= Pauline Taylor =

British singer

Pauline Taylor is a British singer and songwriter who came to recognition as the lead vocalist on the singles "Love Love Love, Here I Come" by Rollo Goes Mystic and "Let This Be a Prayer" by Rollo Goes Spiritual. Both groups are pseudonyms for producer Rollo Armstrong, a member of the band Faithless.

Pauline Taylor was one of the primary lead female vocalists for Faithless. She also performed guest vocals on both of Dido's albums, and has written for a variety of artists including Melanie C, Paolo Nutini and One Eskimo.

In 1999, her song "Addicted", originally released as solo B-side track to her single "Come Down", was reworked by Faithless.
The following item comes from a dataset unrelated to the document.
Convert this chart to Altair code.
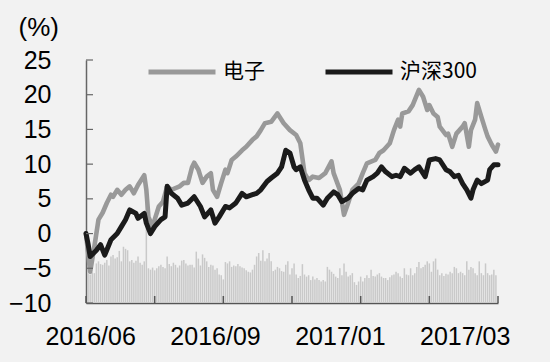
import altair as alt
import pandas as pd

# --- data (x = trading-day index, 0..198) ---
gray_pts = [(0,0),(2,-5.5),(4,-1.9),(6,2),(8,3),(10,4.4),(12,5.6),(13,5.3),(15,6.3),(17,5.6),
            (19,6.3),(21,6.8),(23,5.8),(25,7),(28,8.4),(29,6.3),(30,2.4),(32,1),(33,2),(35,3.9),
            (37,4.6),(39,6.8),(41,6.3),(45,6.8),(47,7.3),(49,7.3),(51,9.6),(52,10.2),(54,9.2),(56,7.3),
            (58,8.2),(60,8.7),(61,6.3),(63,5.3),(65,7.3),(67,9.2),(68,8.7),(70,10.6),(72,11.1),(75,12),
            (77,12.5),(80,13.5),(82,14),(84,14.9),(86,15.9),(89,16.1),(92,17.3),(95,15.9),(98,14.9),(101,14.2),
            (103,13),(105,8.7),(107,7.7),(109,8.2),(112,8),(115,8.7),(118,10.4),(119,8.7),(122,6.3),(124,2.7),
            (126,4.4),(128,6.3),(131,7.2),(133,8.7),(135,10.1),(139,10.6),(141,11.6),(143,12),(146,13),(148,14.9),
            (150,16.4),(151,15.4),(152,17.3),(155,17.6),(157,18.5),(160,20.7),(162,19.7),(164,17.8),(165,18.5),(167,17.3),
            (169,16.8),(170,15.4),(173,14.2),(174,14.4),(176,12.5),(178,14.4),(181,15.4),(182,15.9),(184,12.5),(185,14.9),
            (187,16.4),(188,18.8),(190,16.8),(192,14.9),(193,14),(195,12.8),(197,11.8),(198,12.8)]

black_pts = [(0,0),(1,-1.5),(2,-3.3),(5,-2.4),(7,-1.6),(9,-3.1),(12,-0.9),(15,0),(17,1),(19,2),
             (21,3.4),(24,2.9),(25,2.2),(28,2.9),(29,1.5),(31,0),(33,1),(36,2),(38,2.4),(39,6.8),
             (41,5.8),(44,5.1),(46,4.1),(49,4.4),(52,5.3),(55,3.9),(57,2.4),(60,3.4),(62,1.5),(64,2.4),
             (67,3.9),(69,3.7),(72,4.4),(75,5.8),(77,5.3),(80,5.6),(82,5.8),(84,6.3),(87,7.5),(89,8),
             (92,8.7),(94,9.6),(96,12),(98,11.6),(100,9.6),(101,9.2),(103,9.6),(105,7.7),(107,6.3),(109,5.1),
             (111,5.1),(114,4.1),(116,5.1),(119,6),(121,5.6),(123,4.6),(126,5.1),(128,5.8),(131,6.5),(133,6.3),
             (135,7.7),(138,8.2),(140,8.7),(142,9.6),(144,8.9),(147,8.2),(149,8.4),(151,8.2),(153,9.4),(156,8.7),
             (158,9.2),(160,9.6),(163,8.2),(165,10.6),(168,10.8),(170,10.6),(173,9.2),(175,8.9),(177,8.2),(179,8.4),
             (181,7.2),(183,6.3),(185,5.1),(186,6.3),(188,7.7),(190,7.2),(193,7.7),(194,9.2),(196,9.9),(198,9.9)]

# bar tops for days 1..197 (bars start at -10)
bar_vals = [-5.8,-5.9,-5.6,-5.7,-4.3,-4.0,-4.4,-4.5,-4.2,-3.8,-4.6,-3.3,-3.1,-3.6,-3.4,-2.5,-4.0,-1.9,-2.2,-2.4,
            -4.0,-3.8,-4.2,-3.9,-3.3,-4.2,-4.5,-4.0,6.0,-5.0,-5.2,-4.9,-5.3,-5.0,-4.7,-4.5,-4.8,-5.0,-3.3,-4.4,
            -4.7,-4.2,-4.5,-4.9,-4.6,-3.9,-3.8,-4.3,-4.6,-4.5,-4.5,-4.9,-2.6,-3.6,-4.6,-3.0,-3.5,-4.0,-4.8,-4.5,
            -4.6,-5.2,-5.0,-5.9,-6.0,-6.6,-4.1,-4.3,-4.0,-4.8,-4.6,-4.7,-4.4,-4.7,-4.9,-5.0,-5.3,-5.5,-5.6,-5.2,
            -4.5,-3.3,-2.8,-3.9,-2.4,-4.0,-3.6,-2.8,-4.0,-5.4,-5.2,-4.8,-5.0,-5.4,-5.5,-4.5,-4.0,-5.9,-5.0,-4.3,
            -5.9,-6.4,-6.1,-4.4,-5.9,-6.2,-6.0,-6.7,-6.2,-6.6,-6.4,-6.7,-6.9,-6.7,-6.9,-4.8,-5.2,-5.5,-5.8,-6.2,
            -6.4,-5.0,-6.0,-4.3,-5.5,-6.2,-6.0,-5.7,-7.0,-7.4,-6.9,-6.2,-6.9,-6.4,-6.0,-6.4,-5.2,-6.1,-6.2,-5.9,
            -5.7,-6.2,-6.4,-6.4,-6.7,-6.3,-6.0,-5.9,-5.5,-5.7,-6.2,-6.4,-5.0,-5.9,-6.0,-5.0,-6.0,-5.7,-4.8,-4.1,
            -5.0,-4.8,-4.5,-4.0,-4.3,-5.5,-4.0,-3.6,-5.2,-6.0,-5.7,-6.1,-5.8,-5.9,-5.5,-5.7,-4.8,-5.0,-5.7,-5.5,
            -5.7,-6.0,-4.0,-5.2,-4.8,-5.0,-5.7,-6.0,-4.0,-5.7,-6.0,-4.3,-5.7,-6.0,-5.9,-5.2,-6.0]

series_names = ["电子", "沪深300"]
series_colors = ["#999999", "#1b1b1b"]
y_ticks = [-10, -5, 0, 5, 10, 15, 20, 25]
x_tick_days = [0, 33, 66, 99, 132, 165, 198]
x_label_days = [2, 62, 122, 182]
x_labels = ["2016/06", "2016/09", "2017/01", "2017/03"]

gray_df = pd.DataFrame(gray_pts, columns=["day", "v"]).assign(s=series_names[0])
black_df = pd.DataFrame(black_pts, columns=["day", "v"]).assign(s=series_names[1])
bar_df = pd.DataFrame({"day": list(range(1, len(bar_vals) + 1)), "v": bar_vals})
ytick_df = pd.DataFrame({"v": y_ticks})
xtick_df = pd.DataFrame({"day": x_tick_days})

xscale = alt.Scale(domain=[0, 198], nice=False, zero=False)
yscale = alt.Scale(domain=[-10, 25], nice=False, zero=False)
FONT = "Liberation Sans"

label_expr = "[" + ",".join("'%s'" % l for l in x_labels) + "][indexof([" + \
    ",".join(str(d) for d in x_label_days) + "], datum.value)]"

x_axis = alt.Axis(values=x_label_days, labelExpr=label_expr, ticks=False, grid=False,
                  domainColor="#555555", domainWidth=1.5, labelFontSize=25, labelFont=FONT,
                  labelColor="#000000", labelPadding=21, labelFlush=False, labelOverlap=False,
                  title=None)
y_axis = alt.Axis(values=y_ticks, ticks=False, grid=False, domainColor="#666666", domainWidth=1.5,
                  labelFontSize=25, labelFont=FONT, labelColor="#000000", labelPadding=35,
                  title="(%)", titleAngle=0, titleAlign="left", titleBaseline="middle",
                  titleX=-68, titleY=-33, titleFont=FONT, titleFontSize=26,
                  titleFontWeight="normal", titleColor="#000000")

X = alt.X("day:Q", scale=xscale, axis=x_axis)
Y = alt.Y("v:Q", scale=yscale, axis=y_axis)

color = alt.Color("s:N", scale=alt.Scale(domain=series_names, range=series_colors),
                  legend=alt.Legend(title=None, orient="none", direction="horizontal",
                                    legendX=60, legendY=-24, symbolType="stroke",
                                    symbolSize=4489, symbolStrokeWidth=5,
                                    labelFont="Noto Sans CJK SC", labelFontSize=21,
                                    labelColor="#000000", labelOffset=5, columnPadding=50,
                                    padding=0))

bars = alt.Chart(bar_df).mark_rule(color="#c9c9c9", strokeWidth=1.5).encode(
    x=X, y=Y, y2=alt.datum(-10),
)

gray_line = alt.Chart(gray_df).mark_line(strokeWidth=4.6, strokeJoin="round", strokeCap="round").encode(
    x=X, y=Y, color=color,
)
black_line = alt.Chart(black_df).mark_line(strokeWidth=5, strokeJoin="round", strokeCap="round").encode(
    x=X, y=Y, color=color,
)

yticks = alt.Chart(ytick_df).mark_rule(color="#666666", strokeWidth=1.2).encode(
    y=Y, x=alt.value(0), x2=alt.value(7),
)
xticks = alt.Chart(xtick_df).mark_rule(color="#555555", strokeWidth=1.5).encode(
    x=X, y=alt.value(243), y2=alt.value(236),
)

chart = alt.layer(bars, gray_line, black_line, yticks, xticks).properties(
    width=412, height=243,
    autosize=alt.AutoSizeParams(type="none"),
    padding={"left": 86, "top": 60, "right": 52, "bottom": 59},
    background="#f2f2f2",
).configure_view(stroke=None)

chart.save("out.html", embed_options={"renderer": "svg", "actions": False})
The new version retained Taylor's vocal performance while adding a new rap by Maxi Jazz. The song was renamed "Addictive" and featured in both the film and soundtrack of Cruel Intentions.

Taylor released a self-titled solo album in 1999 on Cheeky Records, which spawned the underground club hit single "Constantly Waiting". The track was remixed by Rollo Armstrong and Sister Bliss. In 2005, she self-released an album of new material, A Simple Life, which included the track "Solo Flying Mystery Man", which also featured on the Faithless' Back to Mine compilation album.

Taylor was signed to the independent record label Fred, and recorded and released her third album, Up, in 2007, which contained the single of the same name.